Радикальное изменение обозначилось у А.Робб-Грийе. Его роман «В лабиринте» достоин своего названия и подобен хорошей головоломке. Первоначально в своей прозе Робб-Грийе выступил против «слишком человеческого» элемента в литературе, словно борясь с человеческим «засильем» в мире, против очеловечивания природы, за разделение между человеком и вещью, за самостоятельное значение вещного мира.
«Писателю не удается взглянуть на мир освобожденными глазами», —
утверждал Робб-Грийе и создавал небольшие словесные «натюрморты», вообще обходясь без человеческого присутствия, оканчивая повествование в тот момент, когда традиционный рассказчик, обрисовав обстановку и расписавшись, приступал к сути дела.

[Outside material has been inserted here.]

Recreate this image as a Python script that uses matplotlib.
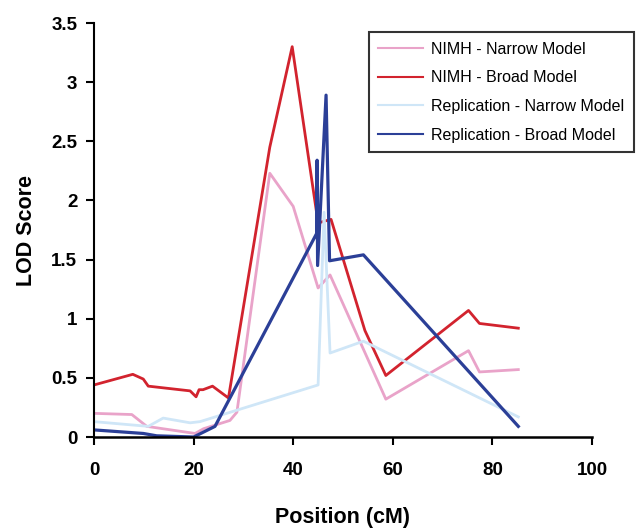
import matplotlib
matplotlib.use('Agg')
import matplotlib.pyplot as plt

plt.rcParams['font.family'] = ['Liberation Sans', 'DejaVu Sans']

# NIMH - Narrow Model
nimh_narrow_x = [0, 7.6, 10.6, 20.3, 22.0, 27.3, 28.7, 35.3, 40.0, 45.0, 47.4, 58.6, 75.2, 77.4, 85.2]
nimh_narrow_y = [0.20, 0.19, 0.09, 0.03, 0.07, 0.14, 0.21, 2.23, 1.95, 1.26, 1.37, 0.32, 0.73, 0.55, 0.57]

# NIMH - Broad Model
nimh_broad_x = [0, 7.8, 9.9, 10.9, 19.3, 20.5, 21.1, 21.9, 23.8, 27.0, 35.3, 39.8, 45.0, 45.9, 47.6, 54.4, 58.6, 75.2, 77.4, 85.2]
nimh_broad_y = [0.44, 0.53, 0.49, 0.43, 0.39, 0.34, 0.40, 0.40, 0.43, 0.33, 2.45, 3.30, 1.81, 1.82, 1.84, 0.90, 0.52, 1.07, 0.96, 0.92]

# Replication - Narrow Model
rep_narrow_x = [0, 10.9, 13.9, 19.3, 21.3, 45.0, 46.2, 47.4, 54.1, 85.2]
rep_narrow_y = [0.13, 0.09, 0.16, 0.12, 0.13, 0.44, 1.90, 0.71, 0.81, 0.17]

# Replication - Broad Model
rep_broad_x = [0, 9.9, 12.6, 20.0, 24.3, 44.7, 44.8, 44.9, 46.6, 47.3, 54.1, 85.2]
rep_broad_y = [0.06, 0.03, 0.01, 0.0, 0.09, 1.72, 2.34, 1.45, 2.89, 1.49, 1.54, 0.09]

fig = plt.figure(figsize=(6.41, 5.29), dpi=100)
ax = fig.add_axes([0.1466, 0.1739, 0.777, 0.7826])

ax.plot(nimh_narrow_x, nimh_narrow_y, color='#e9a3c9', lw=2, label='NIMH - Narrow Model')
ax.plot(nimh_broad_x, nimh_broad_y, color='#d2232e', lw=2, label='NIMH - Broad Model')
ax.plot(rep_narrow_x, rep_narrow_y, color='#cfe6f7', lw=2, label='Replication - Narrow Model')
ax.plot(rep_broad_x, rep_broad_y, color='#2b3f97', lw=2.3, label='Replication - Broad Model')

ax.set_xlim(0, 100)
ax.set_ylim(0, 3.5)
ax.set_xticks([0, 20, 40, 60, 80, 100])
ax.set_yticks([0, 0.5, 1, 1.5, 2, 2.5, 3, 3.5])
ax.set_yticklabels(['0', '0.5', '1', '1.5', '2', '2.5', '3', '3.5'])
ax.spines['top'].set_visible(False)
ax.spines['right'].set_visible(False)
ax.spines['left'].set_linewidth(1.5)
ax.spines['bottom'].set_linewidth(1.8)
ax.tick_params(axis='both', direction='out', length=6, width=1.5, labelsize=13.5, pad=6)
for lab in ax.get_xticklabels() + ax.get_yticklabels():
    lab.set_fontweight('bold')
ax.tick_params(axis='x', pad=12)

ax.set_xlabel('Position (cM)', fontsize=15.5, fontweight='bold', labelpad=20)
ax.set_ylabel('LOD Score', fontsize=15.5, fontweight='bold', labelpad=10)

leg = ax.legend(loc='upper left', bbox_to_anchor=(0.536, 0.997), fontsize=11.5,
                frameon=True, fancybox=False, handlelength=2.8, borderpad=0.6,
                labelspacing=0.85, handletextpad=0.5)
leg.get_frame().set_edgecolor('black')
leg.get_frame().set_linewidth(1.5)
for line in leg.get_lines():
    line.set_linewidth(1.5)

fig.savefig('out.png', dpi=100)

В романе «В лабиринте» роль вещного мира по-прежнему значительна, но «человеческий элемент», вторгнувшись в него, вдруг занял основное внимание писателя, хотя ему и неважно, где кончается реальность и начинается зеркально ее отражающая «картина». Уровень условности не имеет значения точно так же, как в романах Кафки, где грань между сном и явью теряет свой смысл без ущерба для читательского восприятия. Однако освоившись, читатель замечает, что чем дольше длится повествование, тем отчетливее проступает за формальным планом модель человеческого существования: одиночество, разобщенность людей, судьба солдата разбитой армии — все это складывается в мотив поражения, причем этот мотив обладает более общим смыслом, чем просто военная катастрофа. Бессмысленное движение сложными целями, вымышленными задачами, нетвердыми ориентирами, многократно повторенное и отраженное — всякий раз по-своему и всякий раз навязчиво абсурдно — такой фаталистический кошмар скорее свидетельствует не о глобальной обособленности «нового романа» в послевоенной французской литературе, а о преемственности и модификации экзистенциалистского эксперимента. Не случайно, что основные «новые романы» — так или иначе романы о поражении.